Each entry must be given again exactly; images do not belong in the copy.

----- Excerpted records

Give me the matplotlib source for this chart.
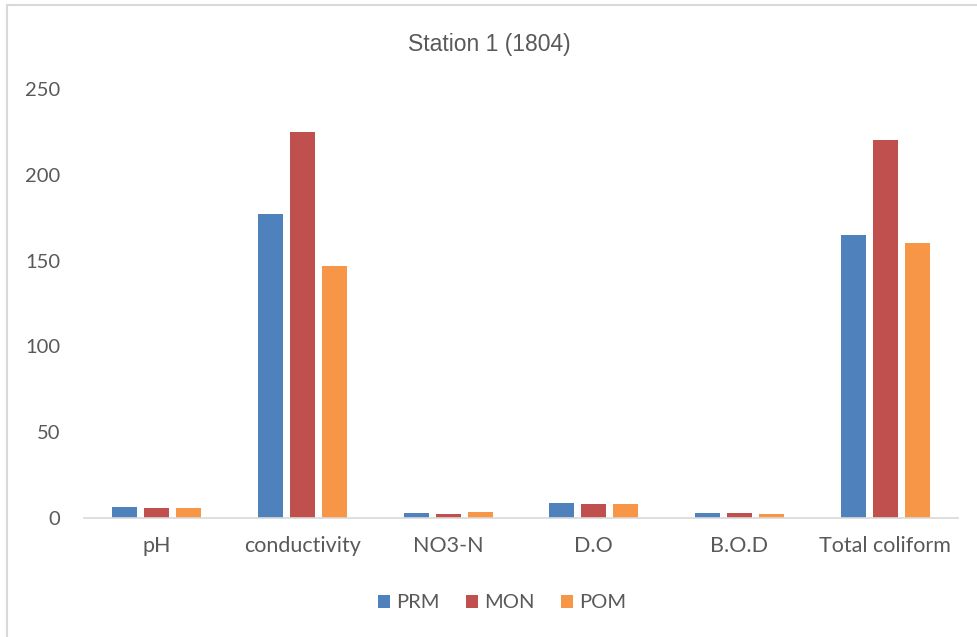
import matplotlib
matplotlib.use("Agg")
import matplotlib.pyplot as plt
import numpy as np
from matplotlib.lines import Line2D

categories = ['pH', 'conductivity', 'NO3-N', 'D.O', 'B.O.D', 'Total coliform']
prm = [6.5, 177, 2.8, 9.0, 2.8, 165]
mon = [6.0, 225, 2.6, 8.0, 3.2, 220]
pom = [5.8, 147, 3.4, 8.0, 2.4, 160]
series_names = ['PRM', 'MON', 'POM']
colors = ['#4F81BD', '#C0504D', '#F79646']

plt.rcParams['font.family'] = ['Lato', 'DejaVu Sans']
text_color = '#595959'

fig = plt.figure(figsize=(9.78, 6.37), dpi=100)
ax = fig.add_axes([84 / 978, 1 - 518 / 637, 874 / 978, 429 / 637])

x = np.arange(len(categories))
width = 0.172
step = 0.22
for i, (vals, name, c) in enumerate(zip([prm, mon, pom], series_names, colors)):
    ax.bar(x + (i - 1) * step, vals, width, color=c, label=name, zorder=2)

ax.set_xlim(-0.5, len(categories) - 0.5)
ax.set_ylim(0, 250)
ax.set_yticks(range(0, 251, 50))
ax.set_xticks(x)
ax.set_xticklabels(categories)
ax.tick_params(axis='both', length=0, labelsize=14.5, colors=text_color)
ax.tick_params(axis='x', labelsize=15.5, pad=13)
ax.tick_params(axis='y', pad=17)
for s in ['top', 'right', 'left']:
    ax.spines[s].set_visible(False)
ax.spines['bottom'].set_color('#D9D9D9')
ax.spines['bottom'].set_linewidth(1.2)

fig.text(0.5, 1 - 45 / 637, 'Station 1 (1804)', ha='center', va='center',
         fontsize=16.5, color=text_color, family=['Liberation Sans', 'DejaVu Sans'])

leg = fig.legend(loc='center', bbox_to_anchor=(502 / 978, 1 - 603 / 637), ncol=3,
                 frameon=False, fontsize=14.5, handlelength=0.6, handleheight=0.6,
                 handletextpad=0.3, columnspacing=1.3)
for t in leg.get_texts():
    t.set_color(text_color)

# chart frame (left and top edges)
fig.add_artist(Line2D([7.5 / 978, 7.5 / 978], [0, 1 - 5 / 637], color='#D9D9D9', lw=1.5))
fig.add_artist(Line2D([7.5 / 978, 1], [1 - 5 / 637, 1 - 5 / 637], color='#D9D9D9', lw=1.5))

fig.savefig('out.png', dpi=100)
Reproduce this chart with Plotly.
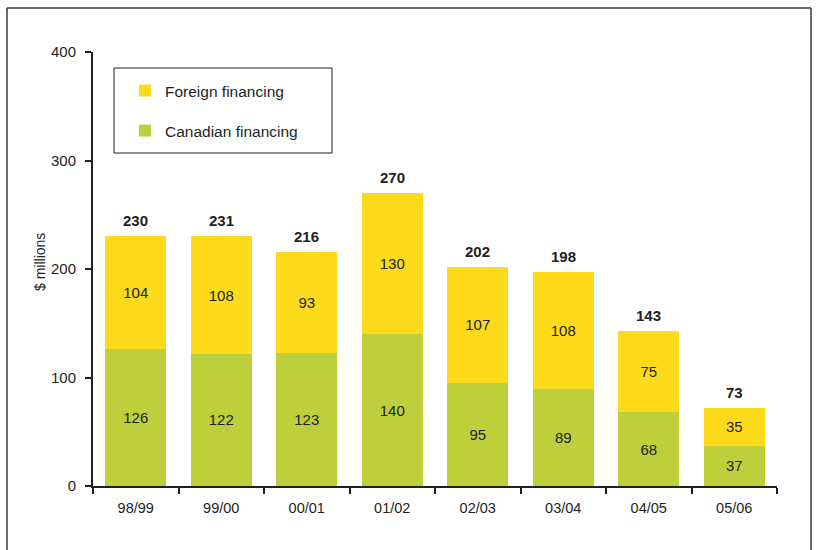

----------

Task response
Give me the matplotlib source for this chart.
import matplotlib
matplotlib.use("Agg")
import matplotlib.pyplot as plt
import numpy as np
from matplotlib.lines import Line2D

categories = ['pH', 'conductivity', 'NO3-N', 'D.O', 'B.O.D', 'Total coliform']
prm = [6.5, 177, 2.8, 9.0, 2.8, 165]
mon = [6.0, 225, 2.6, 8.0, 3.2, 220]
pom = [5.8, 147, 3.4, 8.0, 2.4, 160]
series_names = ['PRM', 'MON', 'POM']
colors = ['#4F81BD', '#C0504D', '#F79646']

plt.rcParams['font.family'] = ['Lato', 'DejaVu Sans']
text_color = '#595959'

fig = plt.figure(figsize=(9.78, 6.37), dpi=100)
ax = fig.add_axes([84 / 978, 1 - 518 / 637, 874 / 978, 429 / 637])

x = np.arange(len(categories))
width = 0.172
step = 0.22
for i, (vals, name, c) in enumerate(zip([prm, mon, pom], series_names, colors)):
    ax.bar(x + (i - 1) * step, vals, width, color=c, label=name, zorder=2)

ax.set_xlim(-0.5, len(categories) - 0.5)
ax.set_ylim(0, 250)
ax.set_yticks(range(0, 251, 50))
ax.set_xticks(x)
ax.set_xticklabels(categories)
ax.tick_params(axis='both', length=0, labelsize=14.5, colors=text_color)
ax.tick_params(axis='x', labelsize=15.5, pad=13)
ax.tick_params(axis='y', pad=17)
for s in ['top', 'right', 'left']:
    ax.spines[s].set_visible(False)
ax.spines['bottom'].set_color('#D9D9D9')
ax.spines['bottom'].set_linewidth(1.2)

fig.text(0.5, 1 - 45 / 637, 'Station 1 (1804)', ha='center', va='center',
         fontsize=16.5, color=text_color, family=['Liberation Sans', 'DejaVu Sans'])

leg = fig.legend(loc='center', bbox_to_anchor=(502 / 978, 1 - 603 / 637), ncol=3,
                 frameon=False, fontsize=14.5, handlelength=0.6, handleheight=0.6,
                 handletextpad=0.3, columnspacing=1.3)
for t in leg.get_texts():
    t.set_color(text_color)

# chart frame (left and top edges)
fig.add_artist(Line2D([7.5 / 978, 7.5 / 978], [0, 1 - 5 / 637], color='#D9D9D9', lw=1.5))
fig.add_artist(Line2D([7.5 / 978, 1], [1 - 5 / 637, 1 - 5 / 637], color='#D9D9D9', lw=1.5))

fig.savefig('out.png', dpi=100)
Reproduce this chart with Plotly.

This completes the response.